# Given task
Don't include pictures. Quote the lines below from the first through the line that contains "import pandas as pd".

# Material provided
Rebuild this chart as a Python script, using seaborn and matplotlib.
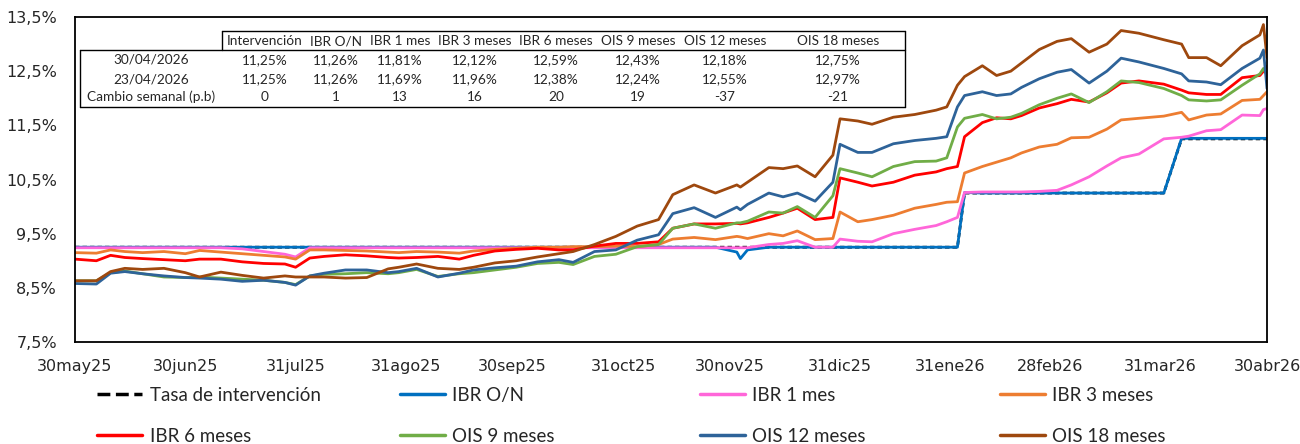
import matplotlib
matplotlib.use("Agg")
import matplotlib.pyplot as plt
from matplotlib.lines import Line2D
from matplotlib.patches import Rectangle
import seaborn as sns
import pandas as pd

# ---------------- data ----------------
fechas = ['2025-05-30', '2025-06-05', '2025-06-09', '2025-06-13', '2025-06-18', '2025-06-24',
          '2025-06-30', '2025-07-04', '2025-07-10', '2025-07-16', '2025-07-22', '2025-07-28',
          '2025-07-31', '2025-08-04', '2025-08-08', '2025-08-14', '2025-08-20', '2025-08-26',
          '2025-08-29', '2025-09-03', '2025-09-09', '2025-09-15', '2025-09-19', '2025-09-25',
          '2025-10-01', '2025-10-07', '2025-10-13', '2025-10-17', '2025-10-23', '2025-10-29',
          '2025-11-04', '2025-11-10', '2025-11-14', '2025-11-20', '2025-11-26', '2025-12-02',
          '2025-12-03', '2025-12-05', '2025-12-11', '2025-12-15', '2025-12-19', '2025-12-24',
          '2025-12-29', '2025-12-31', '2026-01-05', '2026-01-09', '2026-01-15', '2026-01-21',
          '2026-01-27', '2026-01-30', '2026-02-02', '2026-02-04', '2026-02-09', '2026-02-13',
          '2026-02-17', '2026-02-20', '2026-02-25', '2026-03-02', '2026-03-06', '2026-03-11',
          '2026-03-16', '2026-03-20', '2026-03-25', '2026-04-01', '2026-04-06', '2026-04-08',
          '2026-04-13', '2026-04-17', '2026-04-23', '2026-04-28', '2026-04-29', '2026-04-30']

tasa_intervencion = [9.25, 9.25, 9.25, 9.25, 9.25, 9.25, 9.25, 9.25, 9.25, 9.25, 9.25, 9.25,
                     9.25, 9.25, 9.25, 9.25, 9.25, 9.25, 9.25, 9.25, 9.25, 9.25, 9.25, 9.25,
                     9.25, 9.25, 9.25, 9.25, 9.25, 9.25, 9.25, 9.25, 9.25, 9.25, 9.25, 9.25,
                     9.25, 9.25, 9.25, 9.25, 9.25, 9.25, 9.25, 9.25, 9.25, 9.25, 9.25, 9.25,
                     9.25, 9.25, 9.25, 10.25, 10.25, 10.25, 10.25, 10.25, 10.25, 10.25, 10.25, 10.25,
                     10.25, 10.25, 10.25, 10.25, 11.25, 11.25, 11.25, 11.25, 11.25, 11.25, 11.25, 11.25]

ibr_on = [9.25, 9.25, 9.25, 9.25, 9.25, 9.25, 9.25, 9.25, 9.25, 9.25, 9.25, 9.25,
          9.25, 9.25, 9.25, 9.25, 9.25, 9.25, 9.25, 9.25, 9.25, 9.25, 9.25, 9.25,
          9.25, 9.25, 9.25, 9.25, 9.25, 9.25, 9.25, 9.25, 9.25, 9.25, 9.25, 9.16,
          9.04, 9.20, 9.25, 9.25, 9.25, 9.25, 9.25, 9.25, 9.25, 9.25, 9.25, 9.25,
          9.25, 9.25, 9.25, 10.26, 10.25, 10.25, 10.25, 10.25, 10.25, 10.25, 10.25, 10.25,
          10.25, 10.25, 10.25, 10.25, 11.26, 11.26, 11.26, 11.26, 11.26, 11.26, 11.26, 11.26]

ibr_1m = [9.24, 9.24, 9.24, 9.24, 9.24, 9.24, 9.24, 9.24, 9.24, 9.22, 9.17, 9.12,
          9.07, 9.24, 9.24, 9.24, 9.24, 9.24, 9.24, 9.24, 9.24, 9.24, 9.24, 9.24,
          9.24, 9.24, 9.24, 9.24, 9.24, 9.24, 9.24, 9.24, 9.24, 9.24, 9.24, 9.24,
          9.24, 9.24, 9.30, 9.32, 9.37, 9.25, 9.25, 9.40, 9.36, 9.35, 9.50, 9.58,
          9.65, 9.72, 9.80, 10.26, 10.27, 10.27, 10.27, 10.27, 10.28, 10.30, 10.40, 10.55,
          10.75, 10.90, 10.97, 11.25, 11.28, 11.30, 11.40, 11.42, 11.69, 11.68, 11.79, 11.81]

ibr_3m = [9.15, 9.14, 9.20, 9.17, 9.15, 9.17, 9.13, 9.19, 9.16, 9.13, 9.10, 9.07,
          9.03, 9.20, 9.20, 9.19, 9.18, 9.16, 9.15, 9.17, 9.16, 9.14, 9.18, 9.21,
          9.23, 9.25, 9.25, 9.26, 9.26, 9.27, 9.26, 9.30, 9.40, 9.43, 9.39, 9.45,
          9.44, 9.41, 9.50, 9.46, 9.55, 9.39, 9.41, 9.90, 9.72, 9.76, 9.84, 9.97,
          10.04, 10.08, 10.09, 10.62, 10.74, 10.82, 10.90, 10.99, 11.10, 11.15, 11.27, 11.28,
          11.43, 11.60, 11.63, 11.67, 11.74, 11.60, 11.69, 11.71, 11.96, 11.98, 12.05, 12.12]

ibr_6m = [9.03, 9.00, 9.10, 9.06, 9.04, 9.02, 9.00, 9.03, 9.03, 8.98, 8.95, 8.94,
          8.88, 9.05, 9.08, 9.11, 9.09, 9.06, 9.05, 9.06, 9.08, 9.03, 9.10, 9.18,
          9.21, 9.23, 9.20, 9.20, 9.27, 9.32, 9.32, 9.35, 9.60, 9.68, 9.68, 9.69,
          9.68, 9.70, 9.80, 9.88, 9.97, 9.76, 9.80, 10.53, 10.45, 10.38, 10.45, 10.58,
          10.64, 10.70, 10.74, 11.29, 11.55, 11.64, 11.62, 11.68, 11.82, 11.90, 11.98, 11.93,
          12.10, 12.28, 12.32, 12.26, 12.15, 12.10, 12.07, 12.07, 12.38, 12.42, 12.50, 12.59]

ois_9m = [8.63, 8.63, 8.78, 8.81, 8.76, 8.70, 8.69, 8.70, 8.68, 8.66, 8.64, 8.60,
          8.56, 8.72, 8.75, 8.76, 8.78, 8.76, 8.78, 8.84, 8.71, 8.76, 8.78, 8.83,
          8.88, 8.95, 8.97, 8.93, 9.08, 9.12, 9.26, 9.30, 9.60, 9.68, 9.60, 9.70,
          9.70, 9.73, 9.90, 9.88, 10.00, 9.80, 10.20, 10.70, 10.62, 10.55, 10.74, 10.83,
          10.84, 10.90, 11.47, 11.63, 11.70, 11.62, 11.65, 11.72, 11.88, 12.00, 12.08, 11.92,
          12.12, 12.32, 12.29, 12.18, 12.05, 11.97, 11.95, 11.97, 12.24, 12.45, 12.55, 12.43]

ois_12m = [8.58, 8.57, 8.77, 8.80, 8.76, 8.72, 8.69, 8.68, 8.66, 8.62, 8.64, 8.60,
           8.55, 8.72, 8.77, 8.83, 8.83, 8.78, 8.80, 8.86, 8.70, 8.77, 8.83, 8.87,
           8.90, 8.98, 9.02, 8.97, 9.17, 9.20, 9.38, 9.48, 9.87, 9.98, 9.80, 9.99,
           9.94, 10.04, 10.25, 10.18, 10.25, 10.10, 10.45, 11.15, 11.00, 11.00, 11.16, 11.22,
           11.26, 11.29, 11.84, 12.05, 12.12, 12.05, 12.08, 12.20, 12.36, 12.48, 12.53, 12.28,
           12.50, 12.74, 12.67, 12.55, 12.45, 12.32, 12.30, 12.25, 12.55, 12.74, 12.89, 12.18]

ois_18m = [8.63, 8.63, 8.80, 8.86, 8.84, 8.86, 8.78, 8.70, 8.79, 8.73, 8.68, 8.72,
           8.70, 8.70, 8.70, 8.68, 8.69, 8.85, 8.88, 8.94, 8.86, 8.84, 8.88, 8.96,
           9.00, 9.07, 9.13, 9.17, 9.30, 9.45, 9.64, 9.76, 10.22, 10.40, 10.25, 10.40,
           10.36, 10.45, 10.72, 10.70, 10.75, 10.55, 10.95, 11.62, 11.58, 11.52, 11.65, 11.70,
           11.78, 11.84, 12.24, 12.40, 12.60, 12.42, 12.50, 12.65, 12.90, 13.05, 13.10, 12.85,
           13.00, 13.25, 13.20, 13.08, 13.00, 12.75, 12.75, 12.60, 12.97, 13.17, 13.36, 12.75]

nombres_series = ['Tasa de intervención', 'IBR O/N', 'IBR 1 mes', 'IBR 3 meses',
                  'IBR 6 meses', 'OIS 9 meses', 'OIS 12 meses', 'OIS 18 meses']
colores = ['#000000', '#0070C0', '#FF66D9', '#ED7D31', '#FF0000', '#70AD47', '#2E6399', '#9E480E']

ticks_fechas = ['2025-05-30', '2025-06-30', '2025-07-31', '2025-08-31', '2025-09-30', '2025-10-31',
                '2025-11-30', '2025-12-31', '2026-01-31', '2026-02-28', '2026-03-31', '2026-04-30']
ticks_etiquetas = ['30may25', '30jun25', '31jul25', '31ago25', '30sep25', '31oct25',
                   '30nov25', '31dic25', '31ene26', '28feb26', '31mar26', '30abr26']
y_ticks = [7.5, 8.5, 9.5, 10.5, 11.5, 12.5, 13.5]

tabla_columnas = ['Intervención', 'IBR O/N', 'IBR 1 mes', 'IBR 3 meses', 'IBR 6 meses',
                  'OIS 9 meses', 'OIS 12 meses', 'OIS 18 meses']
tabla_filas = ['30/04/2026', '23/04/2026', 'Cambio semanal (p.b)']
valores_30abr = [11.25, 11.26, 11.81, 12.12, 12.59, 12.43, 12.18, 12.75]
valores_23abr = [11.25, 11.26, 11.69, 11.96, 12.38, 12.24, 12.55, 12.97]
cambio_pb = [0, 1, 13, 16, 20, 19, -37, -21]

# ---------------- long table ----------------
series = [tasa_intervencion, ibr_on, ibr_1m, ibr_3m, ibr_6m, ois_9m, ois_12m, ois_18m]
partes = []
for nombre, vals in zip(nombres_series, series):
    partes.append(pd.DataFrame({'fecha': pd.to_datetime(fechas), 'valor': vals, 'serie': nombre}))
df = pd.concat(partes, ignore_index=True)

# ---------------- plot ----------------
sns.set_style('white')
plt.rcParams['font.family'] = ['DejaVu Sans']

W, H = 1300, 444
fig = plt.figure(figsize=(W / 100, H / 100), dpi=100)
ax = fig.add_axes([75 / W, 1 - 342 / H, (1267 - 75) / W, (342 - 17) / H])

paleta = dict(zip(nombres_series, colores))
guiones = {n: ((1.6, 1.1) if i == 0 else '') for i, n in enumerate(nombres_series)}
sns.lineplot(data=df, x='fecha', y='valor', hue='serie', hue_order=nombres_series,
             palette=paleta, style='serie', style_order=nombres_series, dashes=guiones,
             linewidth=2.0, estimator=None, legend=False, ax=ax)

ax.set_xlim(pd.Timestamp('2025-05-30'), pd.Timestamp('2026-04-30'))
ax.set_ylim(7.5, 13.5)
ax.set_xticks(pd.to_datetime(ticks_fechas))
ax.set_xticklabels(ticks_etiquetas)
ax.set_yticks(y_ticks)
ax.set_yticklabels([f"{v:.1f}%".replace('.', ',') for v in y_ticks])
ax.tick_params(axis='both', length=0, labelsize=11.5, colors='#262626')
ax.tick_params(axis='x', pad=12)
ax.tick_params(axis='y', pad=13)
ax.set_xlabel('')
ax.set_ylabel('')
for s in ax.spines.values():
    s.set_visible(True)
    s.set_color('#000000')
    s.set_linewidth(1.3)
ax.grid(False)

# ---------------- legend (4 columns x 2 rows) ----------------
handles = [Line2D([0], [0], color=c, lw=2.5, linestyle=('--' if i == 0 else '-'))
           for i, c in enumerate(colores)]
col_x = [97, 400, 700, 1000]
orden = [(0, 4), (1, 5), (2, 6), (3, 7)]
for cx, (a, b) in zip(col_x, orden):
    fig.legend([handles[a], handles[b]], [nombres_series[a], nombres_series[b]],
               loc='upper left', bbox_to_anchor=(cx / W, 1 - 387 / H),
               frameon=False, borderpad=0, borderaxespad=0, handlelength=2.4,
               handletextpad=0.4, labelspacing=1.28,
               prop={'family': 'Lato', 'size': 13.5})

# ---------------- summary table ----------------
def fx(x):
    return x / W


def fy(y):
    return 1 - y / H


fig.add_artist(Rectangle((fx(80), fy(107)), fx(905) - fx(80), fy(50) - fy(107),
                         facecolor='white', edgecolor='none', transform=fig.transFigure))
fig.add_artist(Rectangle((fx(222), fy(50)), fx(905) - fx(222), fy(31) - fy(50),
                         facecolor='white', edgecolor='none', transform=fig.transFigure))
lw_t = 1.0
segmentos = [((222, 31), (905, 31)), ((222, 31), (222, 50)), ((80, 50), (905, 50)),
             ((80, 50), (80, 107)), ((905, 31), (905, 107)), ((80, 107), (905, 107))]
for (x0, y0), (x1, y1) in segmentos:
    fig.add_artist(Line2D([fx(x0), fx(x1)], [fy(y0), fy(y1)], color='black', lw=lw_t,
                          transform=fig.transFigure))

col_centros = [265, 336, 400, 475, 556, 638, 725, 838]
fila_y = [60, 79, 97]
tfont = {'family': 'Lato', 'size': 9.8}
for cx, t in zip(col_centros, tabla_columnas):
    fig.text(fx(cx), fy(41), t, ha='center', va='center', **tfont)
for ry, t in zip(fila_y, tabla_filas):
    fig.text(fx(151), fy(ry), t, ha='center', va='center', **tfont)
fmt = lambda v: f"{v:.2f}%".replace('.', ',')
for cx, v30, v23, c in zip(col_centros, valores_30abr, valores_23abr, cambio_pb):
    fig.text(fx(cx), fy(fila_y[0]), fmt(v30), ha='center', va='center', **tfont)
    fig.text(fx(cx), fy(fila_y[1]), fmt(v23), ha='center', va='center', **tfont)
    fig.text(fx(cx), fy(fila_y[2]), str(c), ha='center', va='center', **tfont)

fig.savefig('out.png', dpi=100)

# Exercise result
Rebuild this chart as a Python script, using seaborn and matplotlib.
import matplotlib
matplotlib.use("Agg")
import matplotlib.pyplot as plt
from matplotlib.lines import Line2D
from matplotlib.patches import Rectangle
import seaborn as sns
import pandas as pd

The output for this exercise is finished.